● **Task**:
Please reproduce exactly the lines between the line holding "Give me the Plotly source for this chart." and the line holding "from plotly.subplots import make_subplots", inclusive, leaving out any pictures.

### Provided entries ###

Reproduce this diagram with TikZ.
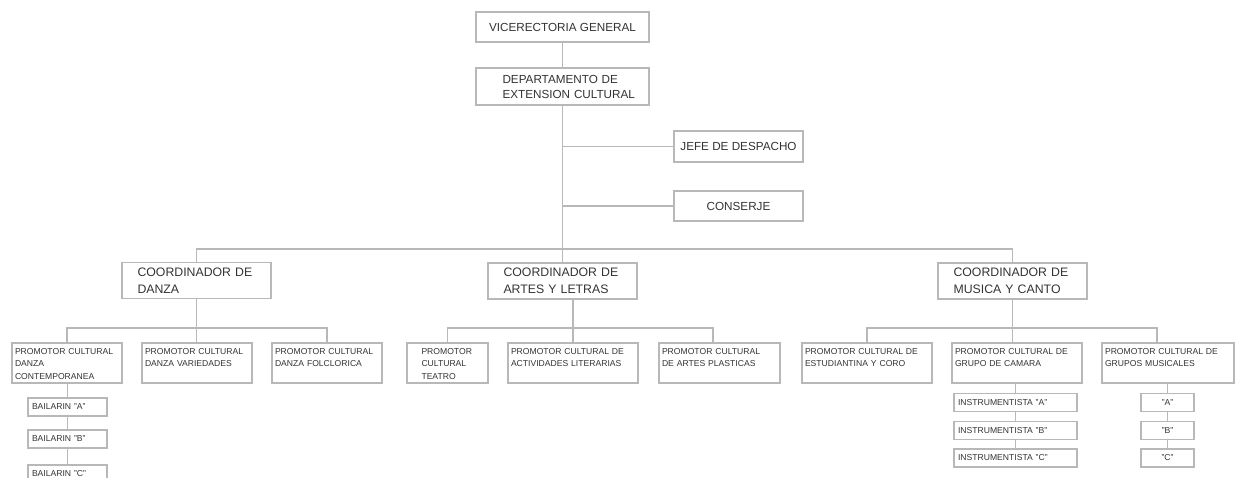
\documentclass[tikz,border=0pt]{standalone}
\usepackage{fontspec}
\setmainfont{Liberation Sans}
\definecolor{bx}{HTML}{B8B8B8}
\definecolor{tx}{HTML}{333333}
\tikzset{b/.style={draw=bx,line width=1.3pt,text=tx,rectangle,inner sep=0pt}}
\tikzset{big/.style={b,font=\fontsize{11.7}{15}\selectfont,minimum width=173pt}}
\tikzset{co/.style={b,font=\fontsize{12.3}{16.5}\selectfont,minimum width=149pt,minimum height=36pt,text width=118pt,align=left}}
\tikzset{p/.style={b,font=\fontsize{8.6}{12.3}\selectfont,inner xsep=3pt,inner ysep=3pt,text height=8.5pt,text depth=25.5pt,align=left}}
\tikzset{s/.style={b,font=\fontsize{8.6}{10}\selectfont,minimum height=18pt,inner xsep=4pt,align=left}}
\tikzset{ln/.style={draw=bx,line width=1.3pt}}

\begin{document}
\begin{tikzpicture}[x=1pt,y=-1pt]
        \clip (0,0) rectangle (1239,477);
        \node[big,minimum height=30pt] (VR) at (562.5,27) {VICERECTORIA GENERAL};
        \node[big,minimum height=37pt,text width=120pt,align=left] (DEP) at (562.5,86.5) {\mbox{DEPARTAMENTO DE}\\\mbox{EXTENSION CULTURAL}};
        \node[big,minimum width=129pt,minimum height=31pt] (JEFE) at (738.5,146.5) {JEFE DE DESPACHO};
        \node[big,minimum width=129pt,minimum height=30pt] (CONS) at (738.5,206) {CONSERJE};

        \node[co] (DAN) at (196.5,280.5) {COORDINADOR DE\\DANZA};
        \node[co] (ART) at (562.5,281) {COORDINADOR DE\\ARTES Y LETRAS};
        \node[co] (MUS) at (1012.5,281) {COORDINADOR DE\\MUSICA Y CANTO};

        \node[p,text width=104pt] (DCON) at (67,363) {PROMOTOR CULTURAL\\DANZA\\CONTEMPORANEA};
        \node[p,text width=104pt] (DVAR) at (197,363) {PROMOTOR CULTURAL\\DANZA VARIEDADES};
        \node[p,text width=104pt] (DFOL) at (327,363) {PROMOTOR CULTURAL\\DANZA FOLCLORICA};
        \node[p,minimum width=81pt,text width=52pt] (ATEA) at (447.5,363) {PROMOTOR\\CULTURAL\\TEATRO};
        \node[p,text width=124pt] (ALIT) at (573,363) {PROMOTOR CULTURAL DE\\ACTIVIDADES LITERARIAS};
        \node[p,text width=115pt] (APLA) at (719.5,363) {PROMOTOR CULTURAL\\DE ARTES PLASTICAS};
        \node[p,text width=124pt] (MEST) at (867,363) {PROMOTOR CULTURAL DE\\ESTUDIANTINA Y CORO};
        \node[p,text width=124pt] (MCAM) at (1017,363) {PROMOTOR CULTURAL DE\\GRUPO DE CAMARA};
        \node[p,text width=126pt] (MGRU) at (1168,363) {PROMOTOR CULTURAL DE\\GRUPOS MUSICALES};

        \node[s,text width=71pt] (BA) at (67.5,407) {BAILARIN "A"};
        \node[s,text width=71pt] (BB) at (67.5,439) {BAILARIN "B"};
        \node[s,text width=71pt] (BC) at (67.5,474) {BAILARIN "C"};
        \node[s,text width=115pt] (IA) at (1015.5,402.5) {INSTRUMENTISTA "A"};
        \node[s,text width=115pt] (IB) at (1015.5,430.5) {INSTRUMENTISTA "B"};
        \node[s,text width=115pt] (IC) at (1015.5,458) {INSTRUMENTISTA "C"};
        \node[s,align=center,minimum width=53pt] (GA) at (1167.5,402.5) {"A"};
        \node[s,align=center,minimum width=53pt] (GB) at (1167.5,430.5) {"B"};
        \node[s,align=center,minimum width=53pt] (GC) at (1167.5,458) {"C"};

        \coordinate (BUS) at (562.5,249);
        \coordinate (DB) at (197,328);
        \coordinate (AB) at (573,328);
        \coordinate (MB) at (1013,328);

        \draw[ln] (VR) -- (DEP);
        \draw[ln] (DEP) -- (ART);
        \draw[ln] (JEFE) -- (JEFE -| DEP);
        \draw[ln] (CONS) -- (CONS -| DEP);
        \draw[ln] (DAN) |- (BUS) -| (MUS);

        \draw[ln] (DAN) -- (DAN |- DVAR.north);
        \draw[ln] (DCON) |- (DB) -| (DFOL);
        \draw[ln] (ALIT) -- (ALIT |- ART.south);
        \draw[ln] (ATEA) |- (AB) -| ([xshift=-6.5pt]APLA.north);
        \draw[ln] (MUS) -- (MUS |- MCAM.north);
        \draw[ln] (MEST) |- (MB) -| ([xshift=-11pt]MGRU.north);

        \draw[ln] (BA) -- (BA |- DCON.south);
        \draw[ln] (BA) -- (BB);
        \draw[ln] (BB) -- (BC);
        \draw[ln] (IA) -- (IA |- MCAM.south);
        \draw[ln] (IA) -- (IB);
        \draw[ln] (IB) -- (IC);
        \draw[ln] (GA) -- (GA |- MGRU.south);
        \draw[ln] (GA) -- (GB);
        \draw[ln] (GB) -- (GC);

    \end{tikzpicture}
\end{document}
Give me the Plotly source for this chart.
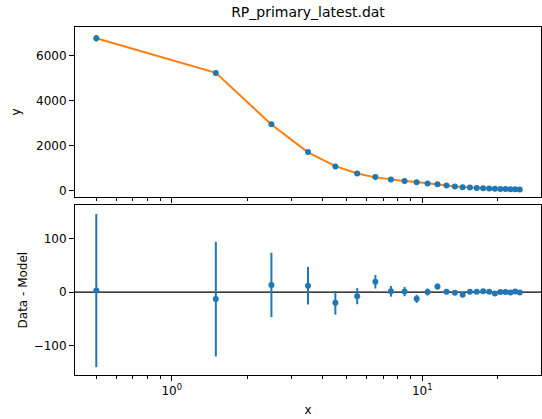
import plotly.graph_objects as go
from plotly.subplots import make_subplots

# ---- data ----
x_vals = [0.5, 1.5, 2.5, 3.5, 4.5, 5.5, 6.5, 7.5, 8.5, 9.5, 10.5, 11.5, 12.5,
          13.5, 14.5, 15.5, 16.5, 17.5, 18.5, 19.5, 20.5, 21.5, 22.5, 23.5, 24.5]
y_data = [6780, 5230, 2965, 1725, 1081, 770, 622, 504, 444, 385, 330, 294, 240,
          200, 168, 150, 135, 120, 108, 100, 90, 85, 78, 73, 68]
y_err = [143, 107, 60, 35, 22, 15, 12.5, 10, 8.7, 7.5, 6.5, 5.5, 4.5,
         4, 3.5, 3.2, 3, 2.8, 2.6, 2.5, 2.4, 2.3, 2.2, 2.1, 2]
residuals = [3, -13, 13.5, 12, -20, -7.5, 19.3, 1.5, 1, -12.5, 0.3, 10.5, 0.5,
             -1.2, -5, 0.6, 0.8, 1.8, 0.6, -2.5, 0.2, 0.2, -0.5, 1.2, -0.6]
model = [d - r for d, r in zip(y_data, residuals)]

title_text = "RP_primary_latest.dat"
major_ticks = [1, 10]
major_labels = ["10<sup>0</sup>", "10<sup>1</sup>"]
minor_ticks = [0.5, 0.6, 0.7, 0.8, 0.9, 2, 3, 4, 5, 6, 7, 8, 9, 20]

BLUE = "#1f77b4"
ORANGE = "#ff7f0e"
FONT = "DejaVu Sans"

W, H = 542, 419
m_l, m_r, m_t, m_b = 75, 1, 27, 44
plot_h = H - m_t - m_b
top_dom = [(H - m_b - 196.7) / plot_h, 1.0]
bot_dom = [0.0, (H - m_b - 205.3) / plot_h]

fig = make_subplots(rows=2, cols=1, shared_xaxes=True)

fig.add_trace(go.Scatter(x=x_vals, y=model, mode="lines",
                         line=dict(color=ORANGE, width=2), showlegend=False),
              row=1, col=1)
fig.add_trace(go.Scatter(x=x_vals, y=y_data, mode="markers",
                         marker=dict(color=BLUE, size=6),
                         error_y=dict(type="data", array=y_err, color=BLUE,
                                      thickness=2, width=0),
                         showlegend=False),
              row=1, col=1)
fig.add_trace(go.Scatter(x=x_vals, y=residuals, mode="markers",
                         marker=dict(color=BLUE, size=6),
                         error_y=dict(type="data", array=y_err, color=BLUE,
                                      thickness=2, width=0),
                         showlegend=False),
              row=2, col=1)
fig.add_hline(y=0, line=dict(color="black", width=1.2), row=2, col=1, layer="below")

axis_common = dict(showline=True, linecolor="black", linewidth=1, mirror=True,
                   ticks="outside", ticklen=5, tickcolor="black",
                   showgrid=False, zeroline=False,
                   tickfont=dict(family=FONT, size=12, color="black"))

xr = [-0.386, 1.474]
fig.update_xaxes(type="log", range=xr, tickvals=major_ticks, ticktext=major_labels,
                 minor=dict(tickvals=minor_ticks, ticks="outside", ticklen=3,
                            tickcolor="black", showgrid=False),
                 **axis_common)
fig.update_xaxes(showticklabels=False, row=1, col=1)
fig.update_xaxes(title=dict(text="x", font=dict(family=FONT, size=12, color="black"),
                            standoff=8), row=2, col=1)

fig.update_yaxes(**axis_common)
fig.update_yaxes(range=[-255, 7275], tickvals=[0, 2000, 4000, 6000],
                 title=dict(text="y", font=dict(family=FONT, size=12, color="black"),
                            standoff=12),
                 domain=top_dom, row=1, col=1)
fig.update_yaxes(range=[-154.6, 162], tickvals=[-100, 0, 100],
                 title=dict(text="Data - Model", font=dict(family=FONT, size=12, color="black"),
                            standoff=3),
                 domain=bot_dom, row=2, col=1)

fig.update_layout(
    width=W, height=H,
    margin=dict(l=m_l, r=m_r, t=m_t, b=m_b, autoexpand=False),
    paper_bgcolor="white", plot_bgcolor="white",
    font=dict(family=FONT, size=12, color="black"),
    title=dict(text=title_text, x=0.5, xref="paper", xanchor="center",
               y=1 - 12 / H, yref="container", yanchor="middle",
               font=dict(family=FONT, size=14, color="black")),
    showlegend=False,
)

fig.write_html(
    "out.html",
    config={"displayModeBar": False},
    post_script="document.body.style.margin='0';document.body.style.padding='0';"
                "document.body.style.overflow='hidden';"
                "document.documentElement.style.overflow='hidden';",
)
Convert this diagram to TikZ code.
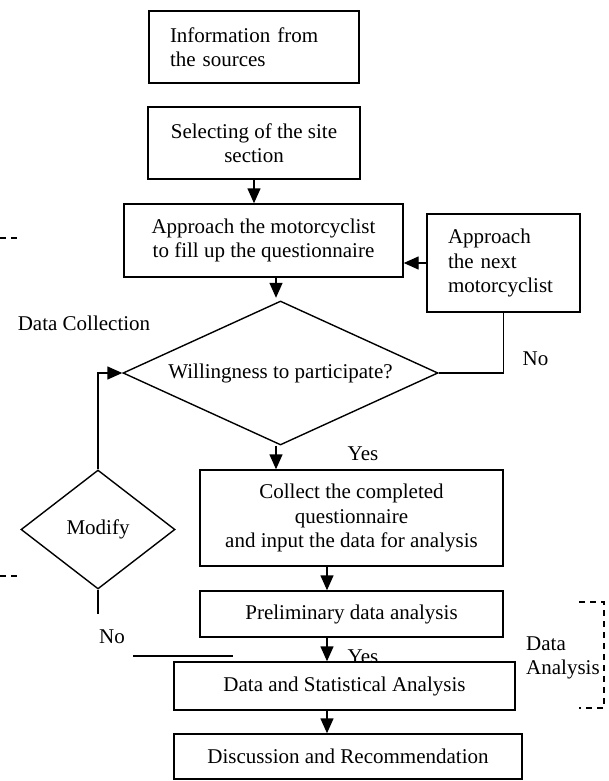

###

● **Final result**:
Give me the Plotly source for this chart.
import plotly.graph_objects as go
from plotly.subplots import make_subplots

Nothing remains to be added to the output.